Biden polls best with voters over 45. He does particularly well with African American voters and women. In Pennsylvania, Trump currently trails him by about 6 percentage points in an average of state polls. That he’s leading Trump despite the handicaps of campaigning from his basement is notable, said Elizabeth Fiebach, a self-described Biden superfan.
Fiebach runs the Pennsylvania Women for Biden Facebook group and was part of the “draft Biden” movement in 2016, when he ultimately decided not to run following son Beau’s death.
“When Beau Biden died, to me it seemed like he was America’s Dad," Fiebach said. "But now I see that 2016 was not his time, that everything that’s happened to him and all of his experience in his life has led him to this moment.”
She met Biden at a fundraiser at former Comcast senior executive David L. Cohen’s house last year.
“You know, he just kind of twinkles with this good humor," she said.
Now her group is one of several Women for Biden state groups that have sprouted up as the general election draws closer — a sign, she said, of growing energy around the campaign. There’s also a “Philly for Jilly”’ group dedicated specifically to Jill Biden.
Cohen, a longtime Democratic power broker locally and nationally, also celebrated Biden’s coming win for the nomination.
“I don’t want to say I’m some genius," Cohen said. “I didn’t get 2016 right, but I got the 2020 Democratic primary right, and I really did think this would be where we would be from the very beginning.

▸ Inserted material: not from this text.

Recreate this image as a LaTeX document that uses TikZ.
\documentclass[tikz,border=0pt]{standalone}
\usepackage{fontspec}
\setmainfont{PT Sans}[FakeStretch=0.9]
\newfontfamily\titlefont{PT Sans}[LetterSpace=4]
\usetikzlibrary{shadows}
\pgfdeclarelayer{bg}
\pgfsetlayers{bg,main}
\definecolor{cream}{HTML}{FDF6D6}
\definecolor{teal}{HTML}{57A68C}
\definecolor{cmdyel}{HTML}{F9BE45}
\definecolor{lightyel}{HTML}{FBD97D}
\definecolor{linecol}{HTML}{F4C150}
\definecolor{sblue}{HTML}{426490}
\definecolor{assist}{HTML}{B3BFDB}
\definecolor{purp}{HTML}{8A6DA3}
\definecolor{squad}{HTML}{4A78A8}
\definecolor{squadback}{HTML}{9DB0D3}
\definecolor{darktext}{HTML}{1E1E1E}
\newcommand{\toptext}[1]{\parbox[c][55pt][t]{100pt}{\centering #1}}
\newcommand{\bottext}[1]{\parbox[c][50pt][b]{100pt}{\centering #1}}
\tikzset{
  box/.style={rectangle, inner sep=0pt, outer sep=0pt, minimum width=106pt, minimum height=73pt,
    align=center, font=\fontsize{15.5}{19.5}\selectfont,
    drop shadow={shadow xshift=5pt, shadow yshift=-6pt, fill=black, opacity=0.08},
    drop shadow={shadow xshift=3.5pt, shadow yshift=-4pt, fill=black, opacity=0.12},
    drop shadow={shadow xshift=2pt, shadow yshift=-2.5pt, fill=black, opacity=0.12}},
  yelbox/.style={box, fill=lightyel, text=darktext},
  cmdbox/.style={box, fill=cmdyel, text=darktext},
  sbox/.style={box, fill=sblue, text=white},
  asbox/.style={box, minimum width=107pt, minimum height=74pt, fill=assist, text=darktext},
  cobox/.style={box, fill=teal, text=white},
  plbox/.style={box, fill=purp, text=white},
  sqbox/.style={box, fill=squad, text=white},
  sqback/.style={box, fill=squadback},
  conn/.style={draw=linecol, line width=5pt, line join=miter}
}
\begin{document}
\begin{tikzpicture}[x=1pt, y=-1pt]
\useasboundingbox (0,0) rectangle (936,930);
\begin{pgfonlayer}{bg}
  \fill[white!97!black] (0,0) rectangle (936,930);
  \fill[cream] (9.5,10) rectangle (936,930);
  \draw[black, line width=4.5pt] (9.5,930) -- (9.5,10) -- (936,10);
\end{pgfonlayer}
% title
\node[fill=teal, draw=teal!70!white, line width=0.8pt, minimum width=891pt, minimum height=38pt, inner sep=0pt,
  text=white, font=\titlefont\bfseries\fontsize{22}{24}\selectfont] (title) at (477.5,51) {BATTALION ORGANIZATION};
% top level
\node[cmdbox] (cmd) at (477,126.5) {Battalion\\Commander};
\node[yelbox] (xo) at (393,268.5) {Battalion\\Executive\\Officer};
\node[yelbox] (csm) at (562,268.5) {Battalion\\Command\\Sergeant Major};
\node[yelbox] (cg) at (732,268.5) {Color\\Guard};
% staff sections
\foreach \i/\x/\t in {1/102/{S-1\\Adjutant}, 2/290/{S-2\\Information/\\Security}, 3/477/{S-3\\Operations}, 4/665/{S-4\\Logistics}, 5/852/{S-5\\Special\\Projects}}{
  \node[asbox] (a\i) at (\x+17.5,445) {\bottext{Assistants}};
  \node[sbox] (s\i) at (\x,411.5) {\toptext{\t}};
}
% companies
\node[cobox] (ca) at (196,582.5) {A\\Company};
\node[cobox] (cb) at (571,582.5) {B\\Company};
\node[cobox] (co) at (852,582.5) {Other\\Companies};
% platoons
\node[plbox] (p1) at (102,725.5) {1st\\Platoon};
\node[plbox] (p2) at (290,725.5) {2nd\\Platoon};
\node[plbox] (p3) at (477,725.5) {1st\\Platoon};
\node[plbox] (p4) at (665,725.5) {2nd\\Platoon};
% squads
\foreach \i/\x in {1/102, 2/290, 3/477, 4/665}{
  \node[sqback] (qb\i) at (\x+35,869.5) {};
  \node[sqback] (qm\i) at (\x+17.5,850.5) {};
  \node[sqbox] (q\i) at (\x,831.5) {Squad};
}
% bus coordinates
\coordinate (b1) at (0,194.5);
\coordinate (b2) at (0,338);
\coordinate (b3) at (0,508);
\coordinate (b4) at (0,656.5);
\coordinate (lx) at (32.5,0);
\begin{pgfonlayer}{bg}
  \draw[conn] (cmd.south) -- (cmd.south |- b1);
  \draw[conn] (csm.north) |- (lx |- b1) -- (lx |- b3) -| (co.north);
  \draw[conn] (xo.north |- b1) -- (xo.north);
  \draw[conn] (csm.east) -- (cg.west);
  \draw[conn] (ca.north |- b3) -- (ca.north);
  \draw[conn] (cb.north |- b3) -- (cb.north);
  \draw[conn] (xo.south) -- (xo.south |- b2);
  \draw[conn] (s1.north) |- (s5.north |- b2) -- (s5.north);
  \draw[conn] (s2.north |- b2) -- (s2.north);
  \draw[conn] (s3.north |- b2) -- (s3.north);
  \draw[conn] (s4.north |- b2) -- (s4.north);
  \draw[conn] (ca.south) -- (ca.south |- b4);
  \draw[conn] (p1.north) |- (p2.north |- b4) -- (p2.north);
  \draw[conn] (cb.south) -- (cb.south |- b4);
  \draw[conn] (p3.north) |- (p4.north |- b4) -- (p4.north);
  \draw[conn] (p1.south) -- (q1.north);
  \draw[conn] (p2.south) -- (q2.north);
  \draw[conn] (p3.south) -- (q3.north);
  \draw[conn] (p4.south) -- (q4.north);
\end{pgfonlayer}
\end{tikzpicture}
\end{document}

I’ve known Joe Biden for a very long time, 25 years, and his strengths are exactly what this country needs right now.”
Cohen has continued organizing fundraisers virtually, including last month for the Biden Victory Fund, a joint committee for the Biden campaign and the party. The event raised seven figures, according to a source with knowledge of it. Cohen said there were tiered Zoom rooms for people giving $50,000 or more, those giving $25,000 or more, and for young supporters.
Cohen said he thinks voters connect with Biden’s empathy. They also think he can win. “Ultimately, all you needed was the belief that Joe Biden was the best pick to beat Donald Trump," Cohen said. "That’s all the enthusiasm you need.”
Marilyn Silberstein, 74, a Biden supporter from Germantown, used to get annoyed at all the people who told her Biden didn’t have the goods.
“I always felt he was our best bet, but I wasn’t so sure he could do it," Silberstein said. "And then he pulled it off. I’m thrilled. I wanted it with all my heart.”
Mike Donahue, another supporter, lives three blocks from where Biden grew up in Scranton. Donahue’s been working with Democratic organizations and talking to neighbors he thinks might be on the fence. In the end, he predicted, it won’t be loud Biden supporters who make the difference, but former Trump voters who quietly pick Biden on Election Day.